Тут я вынул пистолет и рывком обнажил дятла, забравшегося ко мне в гнездо. Передо мной был маленький Адам, совершенно голый, так же как и сама хозяйка постели. Он повернулся ко мне спиной и хотел достать свою рубашку, но дуло моего пистолета убедило его оставаться недвижимым.
– Позвольте спросить, прекрасный незнакомец, кто вы?
– Я граф Б., базельский каноник.
– А тут вы тоже занимаетесь духовными делами?
– О, сударь, совсем нет. Прошу вас, простите меня и мадам тоже.

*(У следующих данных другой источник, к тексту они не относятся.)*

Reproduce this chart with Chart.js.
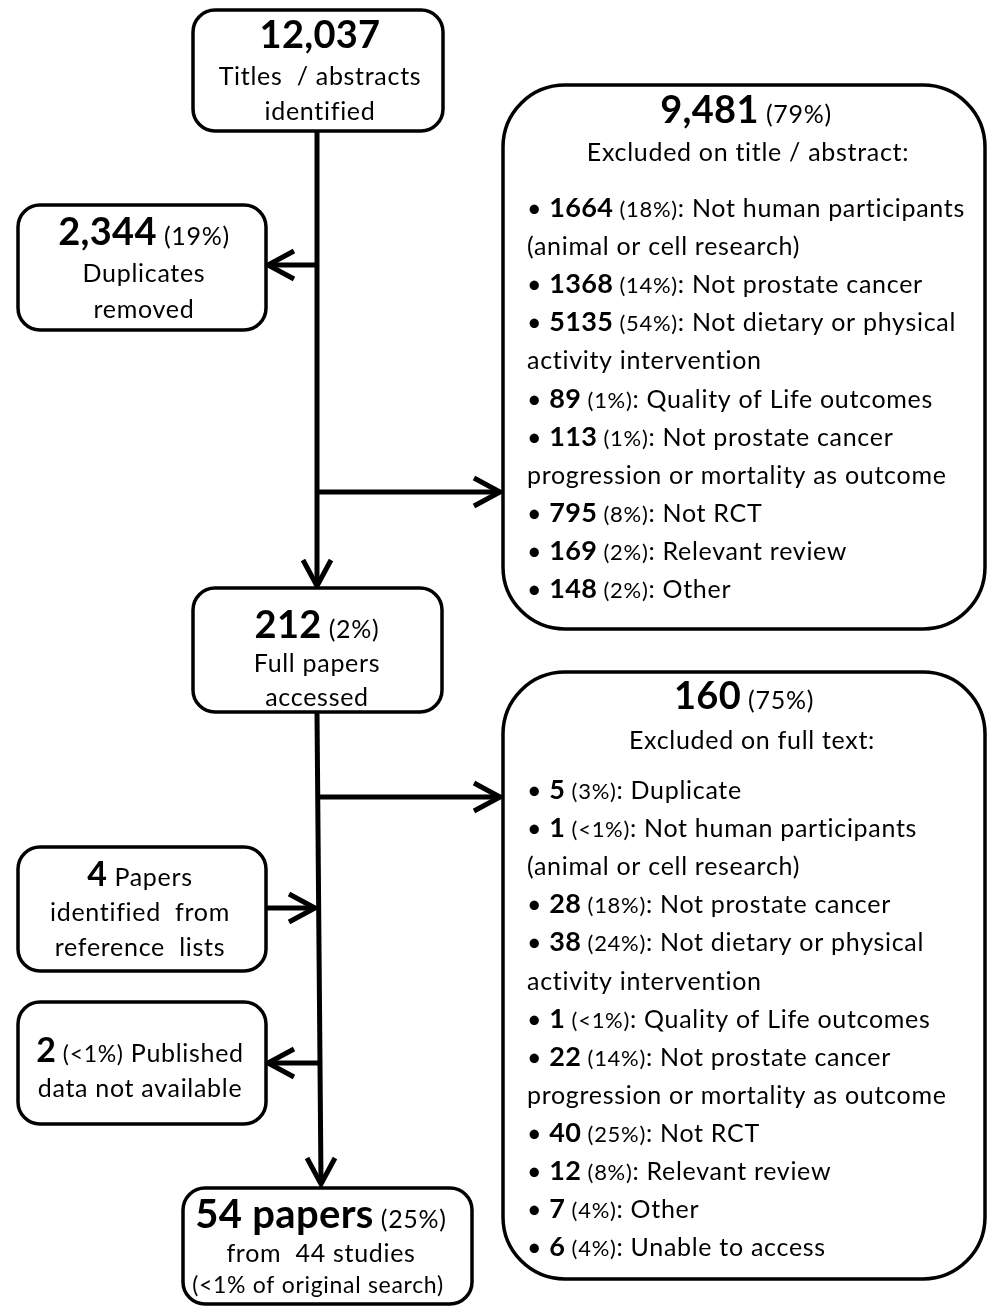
<!DOCTYPE html>
<html>
<head>
<meta charset="utf-8">
<script src="https://cdn.jsdelivr.net/npm/chart.js@4.4.1/dist/chart.umd.min.js"></script>
<style>
  html, body { margin: 0; padding: 0; background: #fff; }
</style>
</head>
<body>
<canvas id="flow" width="990" height="1307"></canvas>
<script>
// ---- data ----
const stageCounts   = ['12,037', '2,344', '9,481', '212', '160', '4', '2', '54 papers'];
const stagePercents = [null, '19%', '79%', '2%', '75%', null, '<1%', '25%'];

const titleCounts   = ['1664', '1368', '5135', '89', '113', '795', '169', '148'];
const titlePercents = ['18%', '14%', '54%', '1%', '1%', '8%', '2%', '2%'];
const titleReasons  = [
  'Not human participants\n(animal or cell research)',
  'Not prostate cancer',
  'Not dietary or physical\nactivity intervention',
  'Quality of Life outcomes',
  'Not prostate cancer\nprogression or mortality as outcome',
  'Not RCT',
  'Relevant review',
  'Other'
];

const fullCounts   = ['5', '1', '28', '38', '1', '22', '40', '12', '7', '6'];
const fullPercents = ['3%', '<1%', '18%', '24%', '<1%', '14%', '25%', '8%', '4%', '4%'];
const fullReasons  = [
  'Duplicate',
  'Not human participants\n(animal or cell research)',
  'Not prostate cancer',
  'Not dietary or physical\nactivity intervention',
  'Quality of Life outcomes',
  'Not prostate cancer\nprogression or mortality as outcome',
  'Not RCT',
  'Relevant review',
  'Other',
  'Unable to access'
];

// ---- layout (canvas units) ----
const FAM = 'Lato, "Open Sans", sans-serif';
const fBig = 'bold 38px ' + FAM;
const fHuge = 'bold 40px ' + FAM;
const fMid = 'bold 34px ' + FAM;
const fNum = 'bold 27px ' + FAM;
const fTxt = '25px ' + FAM;
const fPct = '22px ' + FAM;

const boxes = [
  { x0: 193, y0: 10,   x1: 443, y1: 131,  r: 22 },  // identified
  { x0: 18,  y0: 205,  x1: 266, y1: 330,  r: 22 },  // duplicates
  { x0: 503, y0: 85,   x1: 985, y1: 629,  r: 62 },  // excluded title
  { x0: 193, y0: 588,  x1: 442, y1: 712,  r: 22 },  // full papers
  { x0: 503, y0: 672,  x1: 985, y1: 1279, r: 62 },  // excluded full text
  { x0: 18,  y0: 847,  x1: 266, y1: 971,  r: 22 },  // reference lists
  { x0: 18,  y0: 1002, x1: 266, y1: 1124, r: 22 },  // not available
  { x0: 183, y0: 1188, x1: 472, y1: 1304, r: 22 }   // included
];

const shafts = [
  [[317, 131], [317, 584]],
  [[317, 265], [271, 265]],
  [[317, 492], [497, 492]],
  [[317, 712], [321, 1182]],
  [[318, 797], [497, 797]],
  [[266, 908], [312, 908]],
  [[321, 1063], [271, 1063]]
];
const heads = [
  { x: 317, y: 586, dx: 0, dy: 1 },
  { x: 268, y: 265, dx: -1, dy: 0 },
  { x: 500, y: 492, dx: 1, dy: 0 },
  { x: 321, y: 1184, dx: 0, dy: 1 },
  { x: 500, y: 797, dx: 1, dy: 0 },
  { x: 315, y: 908, dx: 1, dy: 0 },
  { x: 268, y: 1063, dx: -1, dy: 0 }
];

function pctRun(p, font) { return { t: ' (' + p + ')', f: font || fTxt }; }

// centred text lines: [box center x, baseline y, runs]
const centred = [
  [320, 48,  [{ t: stageCounts[0], f: fBig }]],
  [320, 85,  [{ t: 'Titles  / abstracts', f: fTxt }]],
  [320, 120, [{ t: 'identified', f: fTxt }]],

  [144, 245, [{ t: stageCounts[1], f: fBig }, pctRun(stagePercents[1])]],
  [144, 282, [{ t: 'Duplicates', f: fTxt }]],
  [144, 318, [{ t: 'removed', f: fTxt }]],

  [746, 123, [{ t: stageCounts[2], f: fBig }, pctRun(stagePercents[2])]],
  [748, 161, [{ t: 'Excluded on title / abstract:', f: fTxt }]],

  [317, 638, [{ t: stageCounts[3], f: fBig }, pctRun(stagePercents[3])]],
  [317, 672, [{ t: 'Full papers', f: fTxt }]],
  [317, 706, [{ t: 'accessed', f: fTxt }]],

  [744, 709, [{ t: stageCounts[4], f: fBig }, pctRun(stagePercents[4])]],
  [752, 749, [{ t: 'Excluded on full text:', f: fTxt }]],

  [140, 886, [{ t: stageCounts[5], f: fMid }, { t: ' Papers', f: fTxt }]],
  [140, 921, [{ t: 'identified  from', f: fTxt }]],
  [140, 956, [{ t: 'reference  lists', f: fTxt }]],

  [140, 1062, [{ t: stageCounts[6], f: fMid }, pctRun(stagePercents[6], '23px ' + FAM), { t: ' Published', f: fTxt }]],
  [140, 1097, [{ t: 'data not available', f: fTxt }]],

  [321, 1228, [{ t: stageCounts[7], f: fHuge }, pctRun(stagePercents[7])]],
  [321, 1262, [{ t: 'from  44 studies', f: fTxt }]],
  [318, 1293, [{ t: '(<1% of original search)', f: '23px ' + FAM }]]
];

// bullet list blocks
const lists = [
  { x: 527, y: 217, step: 38.1, counts: titleCounts, pcts: titlePercents, reasons: titleReasons },
  { x: 527, y: 799, step: 38.1, counts: fullCounts, pcts: fullPercents, reasons: fullReasons }
];

function spacingFor(font) { return font.indexOf('bold') === 0 ? '0.3px' : '0.7px'; }

function runsWidth(ctx, runs) {
  let w = 0;
  runs.forEach(r => {
    ctx.font = r.f;
    ctx.letterSpacing = spacingFor(r.f);
    w += ctx.measureText(r.t).width;
  });
  return w;
}

function drawRuns(ctx, runs, x, y) {
  let cx = x;
  runs.forEach(r => {
    ctx.font = r.f;
    ctx.letterSpacing = spacingFor(r.f);
    ctx.fillText(r.t, cx, y);
    cx += ctx.measureText(r.t).width;
  });
}

const flowPlugin = {
  id: 'flow',
  afterDraw(chart) {
    const ctx = chart.ctx;
    const sx = chart.scales.x, sy = chart.scales.y;
    const px = v => sx.getPixelForValue(v);
    const py = v => sy.getPixelForValue(v);
    ctx.save();

    // arrow heads
    ctx.strokeStyle = '#000';
    ctx.lineWidth = 5;
    ctx.lineJoin = 'miter';
    ctx.lineCap = 'butt';
    heads.forEach(h => {
      const len = 26, half = 14;
      const bx = h.x - h.dx * len, by = h.y - h.dy * len;
      ctx.beginPath();
      ctx.moveTo(px(bx - h.dy * half), py(by + h.dx * half));
      ctx.lineTo(px(h.x), py(h.y));
      ctx.lineTo(px(bx + h.dy * half), py(by - h.dx * half));
      ctx.stroke();
    });

    // boxes
    ctx.lineWidth = 3.5;
    boxes.forEach(b => {
      ctx.beginPath();
      ctx.roundRect(px(b.x0), py(b.y0), px(b.x1) - px(b.x0), py(b.y1) - py(b.y0), b.r);
      ctx.fillStyle = '#fff';
      ctx.fill();
      ctx.stroke();
    });

    // text
    ctx.fillStyle = '#000';
    ctx.textBaseline = 'alphabetic';
    ctx.textAlign = 'left';
    centred.forEach(([cx, by, runs]) => {
      const w = runsWidth(ctx, runs);
      drawRuns(ctx, runs, px(cx) - w / 2, py(by));
    });

    lists.forEach(L => {
      let line = 0;
      L.counts.forEach((c, i) => {
        const parts = L.reasons[i].split('\n');
        const runs = [
          { t: '\u2022 ', f: fTxt },
          { t: c, f: fNum },
          { t: ' (' + L.pcts[i] + ')', f: fPct },
          { t: ': ' + parts[0], f: fTxt }
        ];
        drawRuns(ctx, runs, px(L.x), py(L.y + line * L.step));
        line++;
        for (let k = 1; k < parts.length; k++) {
          drawRuns(ctx, [{ t: parts[k], f: fTxt }], px(L.x), py(L.y + line * L.step));
          line++;
        }
      });
    });

    ctx.restore();
  }
};

new Chart(document.getElementById('flow'), {
  type: 'scatter',
  data: {
    datasets: shafts.map(s => ({
      data: s.map(p => ({ x: p[0], y: p[1] })),
      showLine: true,
      borderColor: '#000',
      borderWidth: 5,
      pointRadius: 0,
      borderCapStyle: 'butt'
    }))
  },
  options: {
    responsive: false,
    animation: false,
    layout: { padding: 0 },
    events: [],
    scales: {
      x: { type: 'linear', min: 0, max: 990, display: false },
      y: { type: 'linear', min: 0, max: 1307, reverse: true, display: false }
    },
    plugins: {
      legend: { display: false },
      tooltip: { enabled: false }
    }
  },
  plugins: [flowPlugin]
});
</script>
</body>
</html>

Виноват один я, графиня совершенно безгрешна.
У меня было превосходное настроение, и я не только не рассердился, но с трудом сдерживал смех. Сие зрелище, благодаря своей комичности и сладострастию, показалось мне даже привлекательным. Сочетание этих двух голых тел рождало вожделение, и я с четверть часа молча созерцал их, лишь с трудом отказавшись от мысли присоединиться к ним. Меня удерживало только опасение, что каноник не сумеет достойно сыграть подобную роль. Ну, а Кортичелли обладала счастливым даром без промедления переходить от слёз к смеху и всегда была готова разыграть любую пьесу. Не сомневаясь, что ни один из них не догадался о моих мыслях, я встал и велел канонику одеться.
– Это дело должно умереть между нами. Сейчас мы пойдём шагов за двести отсюда и будем стреляться в упор из этих пистолетов.
– О, сударь, вы отведёте меня, куда вам угодно, и убьёте, если пожелаете, ибо я не создан для того, чтобы драться.
– Значит, вы трус, согласный получать палочные удары?
– Как вам будет угодно, сударь, но любовь ослепила меня. Я вошёл в эту комнату лишь четверть часа назад. Мадам и её компаньонка спали. Вы появились, когда я только снимал рубашку. А до сей минуты мне ни разу не довелось быть перед лицом этого ангела.